Today’s team review is from Liz, she blogs here https://lizannelloyd.wordpress.com/
Liz has been reading A Biography of Story, A Brief History of Humanity by Trisha Nicholson
Dedicated, “to all who love Story whoever you are,” this book encompasses storytelling since communication began and covers most corners of the globe. Story is personified, weaving through history, influencing events, and what happens affects the nature of stories.
From early Creation stories of Africa and Australia, we move through legend, myth, saga and fable. As words begin to be written down, words confer authority and as we all know, history is written by the victors. Common themes of the wisdom of animals, of good versus evil, of disguise and mistaken identity recur but there are also specific features only present in one era.
Trish Nicholson gives us tantalising details of the lives of so many tellers of tales, but as she says, “Teasing out strands of the old storytellers’ lives is like following a thread through the Cretan labyrinth; the “Minotaur” we discover at the other end may turn out to be a goat rather than a bull.” The lives of Chaucer and Boccaccio are compared and the similarities and differences in their work marked.
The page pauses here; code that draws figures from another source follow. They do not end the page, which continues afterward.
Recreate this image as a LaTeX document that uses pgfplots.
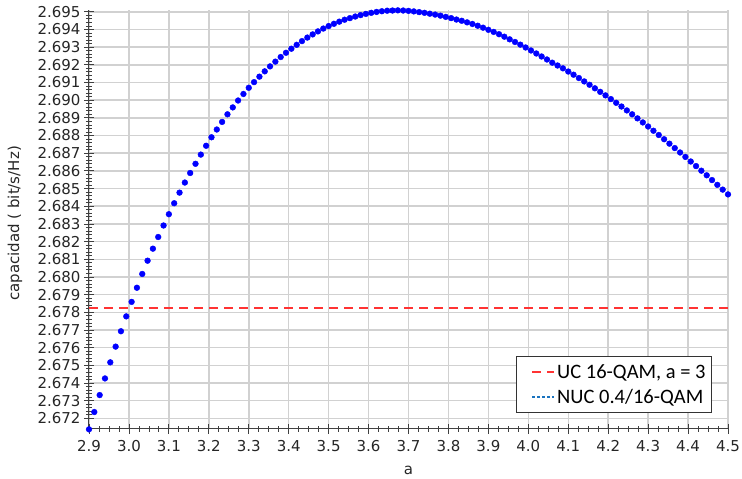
\documentclass[border=0pt]{standalone}
\usepackage{pgfplots}
\usepackage{pgfplotstable}
\pgfplotsset{compat=1.18}
\usetikzlibrary{calc}
\usepackage{fontspec}
\setmainfont{DejaVu Sans}
\newfontfamily\legfont{Carlito}
\definecolor{ucred}{rgb}{1,0.2,0.2}
\definecolor{nucblue}{rgb}{0.1,0.45,0.75}
\definecolor{gridgray}{rgb}{0.82,0.82,0.82}
\pgfplotstableread{
x y
2.9000 2.67138
2.9133 2.67236
2.9267 2.67332
2.9400 2.67426
2.9533 2.67517
2.9667 2.67606
2.9800 2.67693
2.9933 2.67777
3.0067 2.67859
3.0200 2.67939
3.0333 2.68017
3.0467 2.68092
3.0600 2.68160
3.0733 2.68226
3.0867 2.68291
3.1000 2.68355
3.1133 2.68417
3.1267 2.68477
3.1400 2.68534
3.1533 2.68588
3.1667 2.68640
3.1800 2.68692
3.1933 2.68742
3.2067 2.68790
3.2200 2.68834
3.2333 2.68877
3.2467 2.68920
3.2600 2.68959
3.2733 2.68998
3.2867 2.69035
3.3000 2.69070
3.3133 2.69102
3.3267 2.69133
3.3400 2.69163
3.3533 2.69191
3.3667 2.69218
3.3800 2.69244
3.3933 2.69268
3.4067 2.69291
3.4200 2.69313
3.4333 2.69334
3.4467 2.69354
3.4600 2.69372
3.4733 2.69389
3.4867 2.69405
3.5000 2.69419
3.5133 2.69432
3.5267 2.69444
3.5400 2.69455
3.5533 2.69464
3.5667 2.69473
3.5800 2.69481
3.5933 2.69488
3.6067 2.69494
3.6200 2.69499
3.6333 2.69503
3.6467 2.69506
3.6600 2.69507
3.6733 2.69508
3.6867 2.69507
3.7000 2.69505
3.7133 2.69502
3.7267 2.69498
3.7400 2.69494
3.7533 2.69489
3.7667 2.69484
3.7800 2.69478
3.7933 2.69471
3.8067 2.69464
3.8200 2.69456
3.8333 2.69449
3.8467 2.69440
3.8600 2.69431
3.8733 2.69421
3.8867 2.69410
3.9000 2.69398
3.9133 2.69386
3.9267 2.69373
3.9400 2.69359
3.9533 2.69344
3.9667 2.69329
3.9800 2.69314
3.9933 2.69298
4.0067 2.69281
4.0200 2.69264
4.0333 2.69247
4.0467 2.69230
4.0600 2.69212
4.0733 2.69196
4.0867 2.69180
4.1000 2.69162
4.1133 2.69144
4.1267 2.69125
4.1400 2.69106
4.1533 2.69087
4.1667 2.69067
4.1800 2.69047
4.1933 2.69027
4.2067 2.69006
4.2200 2.68985
4.2333 2.68964
4.2467 2.68942
4.2600 2.68920
4.2733 2.68897
4.2867 2.68874
4.3000 2.68851
4.3133 2.68827
4.3267 2.68803
4.3400 2.68779
4.3533 2.68754
4.3667 2.68729
4.3800 2.68704
4.3933 2.68679
4.4067 2.68653
4.4200 2.68627
4.4333 2.68601
4.4467 2.68575
4.4600 2.68548
4.4733 2.68521
4.4867 2.68494
4.5000 2.68467
}\nucdata
\begin{document}
\begin{tikzpicture}
\begin{axis}[
  name=ax,
  scale only axis,
  width=639pt, height=419pt,
  xmin=2.9, xmax=4.5, ymin=2.6714, ymax=2.6951,
  axis x line=bottom, axis y line=left,
  axis line style={-, black!75, line width=1pt},
  xtick={2.9,3.0,3.1,3.2,3.3,3.4,3.5,3.6,3.7,3.8,3.9,4.0,4.1,4.2,4.3,4.4,4.5},
  ytick={2.672,2.673,2.674,2.675,2.676,2.677,2.678,2.679,2.680,2.681,2.682,2.683,2.684,2.685,2.686,2.687,2.688,2.689,2.690,2.691,2.692,2.693,2.694,2.695},
  minor x tick num=3, minor y tick num=4,
  tick align=center,
  major tick length=10pt, minor tick length=6pt,
  tick style={black!75, line width=0.8pt},
  grid=major, major grid style={gridgray, line width=1.5pt},
  scaled x ticks=false, scaled y ticks=false,
  x tick label style={yshift=-3pt, /pgf/number format/fixed, /pgf/number format/fixed zerofill, /pgf/number format/precision=1, /pgf/number format/assume math mode=true},
  y tick label style={/pgf/number format/fixed, /pgf/number format/fixed zerofill, /pgf/number format/precision=3, /pgf/number format/assume math mode=true},
  ticklabel style={font=\fontsize{15}{17}\selectfont, text=black!85},
  xlabel={a}, ylabel={capacidad ( bit/s/Hz)},
  label style={font=\fontsize{15}{17}\selectfont, text=black!85},
  xlabel style={at={($(axis description cs:0.5,0)+(0pt,-41pt)$)}, anchor=center},
  ylabel style={at={($(axis description cs:0,0.5)+(-74pt,-4pt)$)}, anchor=center},
  clip=false,
  legend style={at={(rel axis cs:1,0)}, xshift=-16pt, yshift=16pt, anchor=south east,
    font=\legfont\fontsize{20.5}{24}\selectfont, draw=black!80, line width=0.8pt,
    inner xsep=4pt, inner ysep=6pt, row sep=5pt},
  legend cell align=left,
  legend image code/.code={\path[draw=none] (0pt,-3pt) -- (0pt,3pt); \draw[#1] (12pt,0pt) -- (34pt,0pt);},
]
\addplot[ucred, line width=2pt, dash pattern=on 9pt off 6pt] coordinates {(2.9,2.67825) (4.5,2.67825)};
\addlegendentry{UC 16-QAM, a = 3}
\addlegendimage{nucblue, line width=2pt, dash pattern=on 2.5pt off 2.5pt}
\addlegendentry{NUC 0.4/16-QAM}
\addplot[only marks, mark=*, mark size=2.9pt, color=blue, forget plot] table {\nucdata};
\end{axis}
\pgfresetboundingbox
\path ([xshift=-89pt,yshift=-50pt]ax.south west) rectangle ([xshift=14pt,yshift=10pt]ax.north east);
\end{tikzpicture}
\end{document}
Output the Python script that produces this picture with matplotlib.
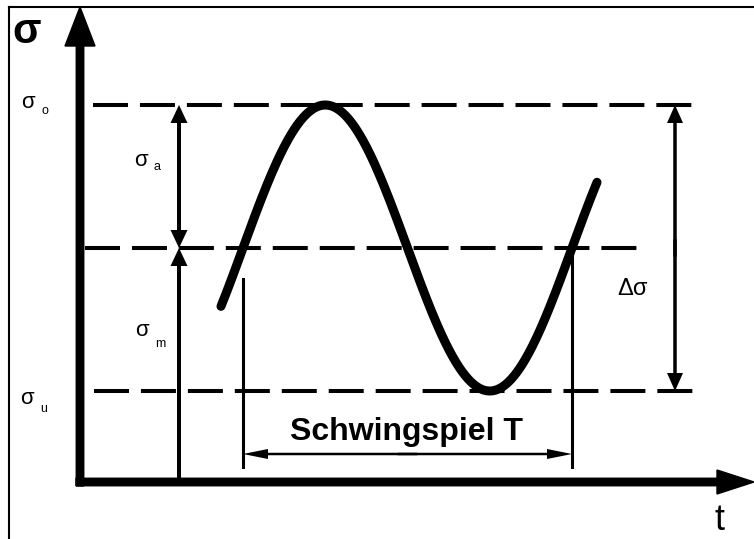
import numpy as np
import matplotlib.pyplot as plt

plt.rcParams['font.family'] = ['Liberation Sans', 'DejaVu Sans']
plt.rcParams['lines.scale_dashes'] = False

# stress cycle parameters (1 unit = 100 px)
sigma_m = 2.34      # mean stress
sigma_a = 1.43      # stress amplitude
T = 3.29            # period (Schwingspiel)
t_start = 1.63      # start of the marked cycle
t_curve = (1.41, 5.17)  # visible range of the curve

sigma_o = sigma_m + sigma_a
sigma_u = sigma_m - sigma_a

# extents of the dashed level lines
level_vals = [sigma_o, sigma_m, sigma_u]
level_from = [0.13, 0.05, 0.14]
level_to = [6.14, 5.61, 6.14]

fig = plt.figure(figsize=(7.54, 5.39), dpi=100)
ax = fig.add_axes([0, 0, 1, 1])
ax.set_xlim(-0.80, 6.74)
ax.set_ylim(-0.57, 4.82)
ax.axis('off')

# frame
ax.plot([-0.71, -0.71], [-0.6, 4.75], color='black', lw=1.5)
ax.plot([-0.71, 6.8], [4.75, 4.75], color='black', lw=1.5)

# coordinate axes
ax.arrow(0, -0.04, 0, 4.79, width=0.075, head_width=0.30, head_length=0.39,
         length_includes_head=True, color='black')
ax.arrow(-0.04, 0, 6.78, 0, width=0.075, head_width=0.24, head_length=0.37,
         length_includes_head=True, color='black')

# level lines
for v, a, b in zip(level_vals, level_from, level_to):
    ax.plot([a, b], [v, v], color='black', lw=2.9, linestyle=(0, (25.2, 8.6)),
            solid_capstyle='butt', dash_capstyle='butt')

# stress curve
t = np.linspace(t_curve[0], t_curve[1], 400)
s = sigma_m + sigma_a * np.sin(2 * np.pi * (t - t_start) / T)
ax.plot(t, s, color='black', lw=6.5, solid_capstyle='round')


def double_arrow(x0, y0, x1, y1, hw, hl, w):
    # two halves drawn outward from the middle, overlapping a little
    xm, ym = (x0 + x1) / 2, (y0 + y1) / 2
    for xe, ye, xo, yo in [(x0, y0, x1, y1), (x1, y1, x0, y0)]:
        xs = xm + 0.03 * (xo - xe)
        ys = ym + 0.03 * (yo - ye)
        ax.arrow(xs, ys, xe - xs, ye - ys, width=w, head_width=hw, head_length=hl,
                 length_includes_head=True, color='black', lw=0)


# amplitude and range arrows
x_a = 0.99
double_arrow(x_a, sigma_m, x_a, sigma_o, 0.17, 0.18, 0.04)
ax.arrow(x_a, 0, 0, sigma_m, width=0.04, head_width=0.17, head_length=0.18,
         length_includes_head=True, color='black', lw=0)
x_d = 5.95
double_arrow(x_d, sigma_u, x_d, sigma_o, 0.16, 0.18, 0.035)

# period marker
t_end = t_start + T
ax.plot([t_start, t_start], [sigma_m - 0.31, 0.15], color='black', lw=2.2)
ax.plot([t_end, t_end], [sigma_m - 0.02, 0.15], color='black', lw=2.2)
double_arrow(t_start, 0.28, t_end, 0.28, 0.10, 0.25, 0.025)

# labels
ax.text(-0.53, 4.50, 'σ', fontsize=30, fontweight='bold', ha='center', va='center')
sub_labels = [('o', -0.52, 3.80, -0.35, 3.71),
              ('a', 0.61, 3.22, 0.77, 3.15),
              ('m', 0.62, 1.51, 0.80, 1.38),
              ('u', -0.53, 0.83, -0.36, 0.73)]
for sub, xs, ys, xb, yb in sub_labels:
    ax.text(xs, ys, 'σ', fontsize=16, ha='center', va='center')
    ax.text(xb, yb, sub, fontsize=9, ha='center', va='center')
ax.text(5.52, 1.93, 'Δσ', fontsize=17, ha='center', va='center')
ax.text(3.265, 0.42, 'Schwingspiel T', fontsize=23, fontweight='bold',
        ha='center', va='baseline')
ax.text(6.39, -0.565, 't', fontsize=26, ha='center', va='bottom')

fig.savefig('out.png', dpi=100)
Similarly, she shows us how Sir Walter Scott and James Fennimore Cooper reflected their era and their environment in using the tales told by the indigenous people of their countries.
My favourite chapter tells us about Marguerite, Queen of Navarre, the talented sister of the King of France. Her life was varied and eventful, surrounded by poets and writers. A politically astute woman, she was widely respected and a skilled mediator. She spent time translating parts of the New Testament and more relevantly, writing stories. When her collection of tales was published posthumously in 1558, some of her humorous stories were considered of an unsuitable bawdy nature for a woman so some were edited and credited to a man.
“A Biography of Story” is no boring book of literary criticism, since the author is herself a storyteller. She narrates significant stories to her readers, highlighting the essential strands of each literary era so that the book can be dipped into, using the clear descriptive chapter summaries or the comprehensive index. But perhaps, like me, you would rather start at the beginning and enjoy reading the entire delightful text.
Trish Nicholson brings us a unique interweaving of literature and history seen through the eyes of storytellers, making a fascinating journey for general readers and students alike. From tales of the Bedouin, to Homer, Aesop and Valmiki, and from Celtic bards and Icelandic skalds to Chaucer, Rabelais, Shakespeare, Scott and Chekhov, some of the many storytellers featured will be familiar to you; others from Africa, Asia and the Pacific may be fresh discoveries.
Beginning with oral tales of our foraging ancestors, the emergence of writing, the great migrations, the age of exploration and the invention of printing through to the industrial revolution and the digital age, Nicholson brings us voices from all corners of the world. Combining this extraordinary breadth with telling myths, epics, fables, fairy tales and legends, she reveals their story-power in the comedy and tragedy of human affairs. And what of Story’s future..?
A Biography of Story, A Brief History of Humanity is our own human epic, thoroughly researched and referenced, and told with the imaginative flair of an accomplished storyteller. This is a book-lover’s book, illustrated and handsomely presented in hardback and paperback volumes designed ‘to have and to hold’.